Freddy Beans here with a review of a kinetic action-comedy titled WELCOME TO ACAPULCO.
There will be a ton of poo-pooing this flick from that trailer alone. That’s a ton of B-level talent to traverse. As one of our readers pointed out earlier, the only actor missing is Tom Sizemore.
WELCOME TO ACAPULCO follows Matthew Booth (Michael Kingsbaker) as he travels to New Mexico to introduce a new video game. After a few drinks he wakes up in Acapulco, Mexico on accident. To boot, he’s being chased by a multitude of bad guys for a mysterious package he isn’t aware is in his possession.
The trailer is exactly what the movie is. An in your face kinetic, over-edited, action-comedy that utilizes all sorts of faces from yesteryear.
There’s a bunch of old bad guys, Vic Vega (Michael Madsen), Eyeball Chambers (Bradley Gregg), Max Kirkpatrick (William Baldwin), and Paul Cicero (Paul Sorvino). They’re all after our hero Matthew Booth’s special package.
Get your mind out of the gutter!
There’s tons of crazy edits, voice-over narrations, along with unnecessary freeze-frames in this one. Director Guillermo Ivan throws everything at you, including the kitchen sink. This is guilty-pleasure style filmmaking, at its unapologetic best.
The characters are all pretty cookie cutter. The bad guys meld into one group fighting for this mystery package, though they’re also all fighting one another. The hero of the film isn’t our main man Matthew. Nope. Instead, it’s Adriana Vazquez (Ana Serradilla) who really needed some back story to make her character make any sense. She comes in, John Wick’ing everything in sight and is basically thrown into the story so our weak protagonist has a shot.

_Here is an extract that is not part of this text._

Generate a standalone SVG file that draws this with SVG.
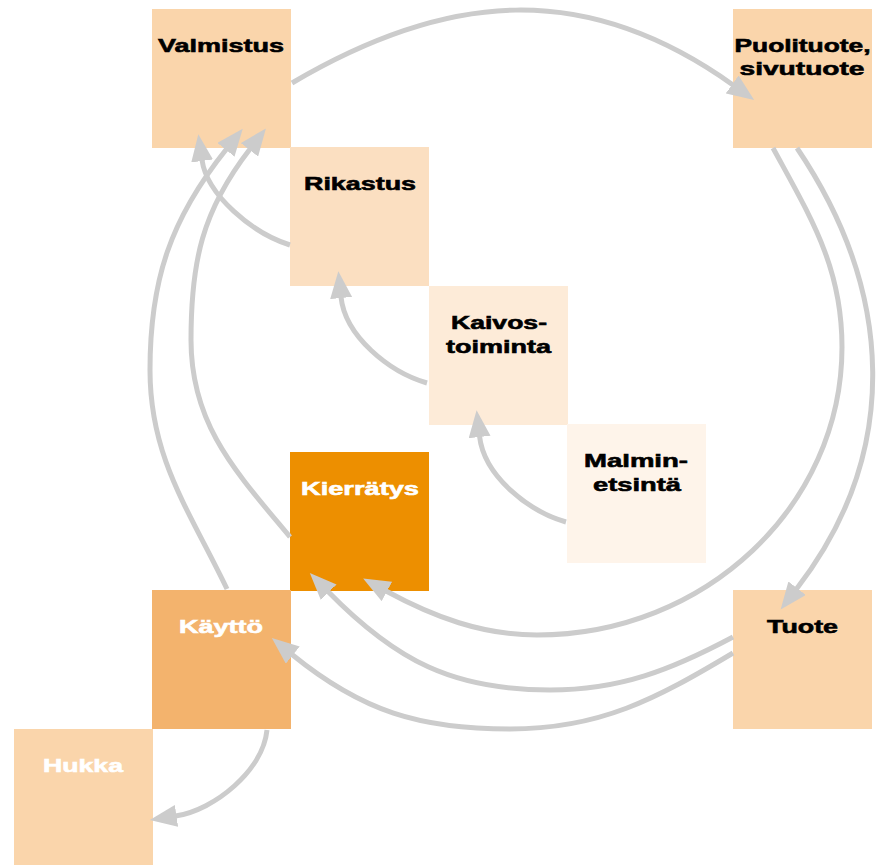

The action sequences are pretty entertaining. The action is nothing to get too excited about, yet strong enough to hold your attention. That’s WELCOME TO ACAPULCO in a nutshell. It’s built on nostalgia and has a better than anticipated result.
I wanted to dislike this movie. It’s pretty clear some of the talent was phoning in their work. Content simply, to pick up a paycheck. That doesn’t hold the movie back. WELCOME TO ACAPULCO is better than it has any right to be. You will smile in amazement, that through all its many faults, you couldn't help but be entertained.
If you don’t recognize any of the bad guys I mentioned or their past gigs you should absolutely skip this one. However, if like me, you can’t help getting sucked into a good B movie with a meager plot and mediocre acting. I have to say, I enjoyed the heck out of this movie under that context.
6 out of 10 alpaca’s prefer Acapulco to the Andes.
The poster reminds me of WEEKEND AT BERNIE’S for whatever reason.